Il continue : « Compte tenu de tout ce que nous savons, de tout ce que nous avons fait, de tout le mal dont nous avons été autrefois les auteurs, puis plus tard les complices, ce n’est pas d’aide charitable, mais d’indemnité et de dédommagement dont ils ont besoin. Non, nous ne sommes pas tous des Haïtiens; nous sommes des Français, des Espagnols, des Américains qui doivent rendre leurs dettes au peuple d’Haïti. » Fin de citation. Il faut dire que le séisme n’a pas été la seule pire catastrophe qu’Haïti ait connue. Le poids de terribles drames la tiraille encore.
Trois longues années d’apparences trompeuses et de faux semblants sous un ciel déchiré de nuages bouillonnants. La conjoncture haïtienne est embrouillée quotidiennement par la connivence des uns et l’incompétence des autres. Les interminables troubles politiques, entremêlés de tensions sociales, ne cessent d’occasionner des répercussions économiques critiques et graves sur le pays. La misère bat son plein, plongeant surtout la masse dans un état d’infortune lamentable, chaotique et révoltant.
Le sinistre tableau de la société haïtienne, Hector Hyppolite et Jean René Gérôme l’auraient peint avec des larmes. Pas un acte concret n’a été posé pour régulariser cette triste réalité, sinon que des palabres à n’en plus finir. Il y a lieu de s’inquiéter et de se poser continuellement des questions quant à l’avenir d’Haïti : des interrogations qui concernent tous les Haïtiens et les Haïtiennes.
Depuis janvier 2010, les fissures sont loin d’être réparées. La terreur des premières secousses est encore là. Mais Haïti, comme toujours, veut rester optimiste envers et contre tout. Car nager dans le pessimisme revient à choisir de ne pas apporter une pierre participative et à adopter une attitude de spectateur passif face à une situation très compliquée.

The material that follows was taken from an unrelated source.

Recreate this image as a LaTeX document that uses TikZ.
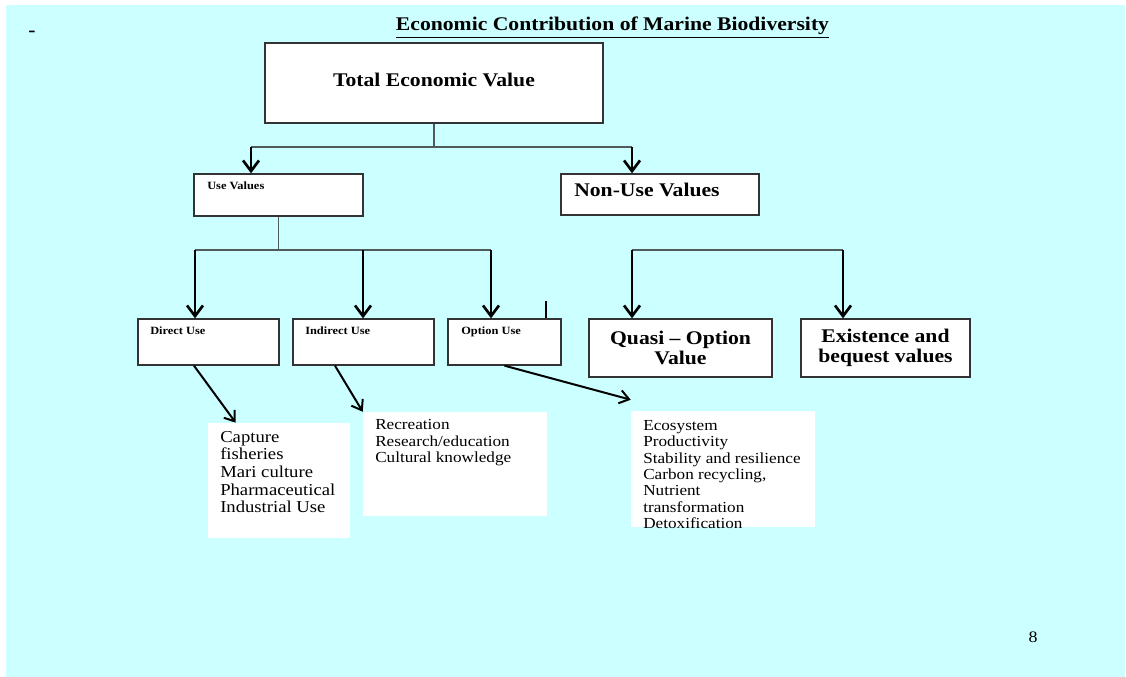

Trois ans d’un impossible combat, et malgré tout, nous tenons bon. Mais il y a de quoi être sceptique quant à l’avenir, lorsque le présent est si critique. Un lendemain meilleur suppose d’abord des préparatifs de base. Il faut identifier ce qui nous empêche d’avancer. La devise « l’union fait la force » implique aussi de savoir avec qui s’unir pour sortir du bourbier une bonne fois pour toutes.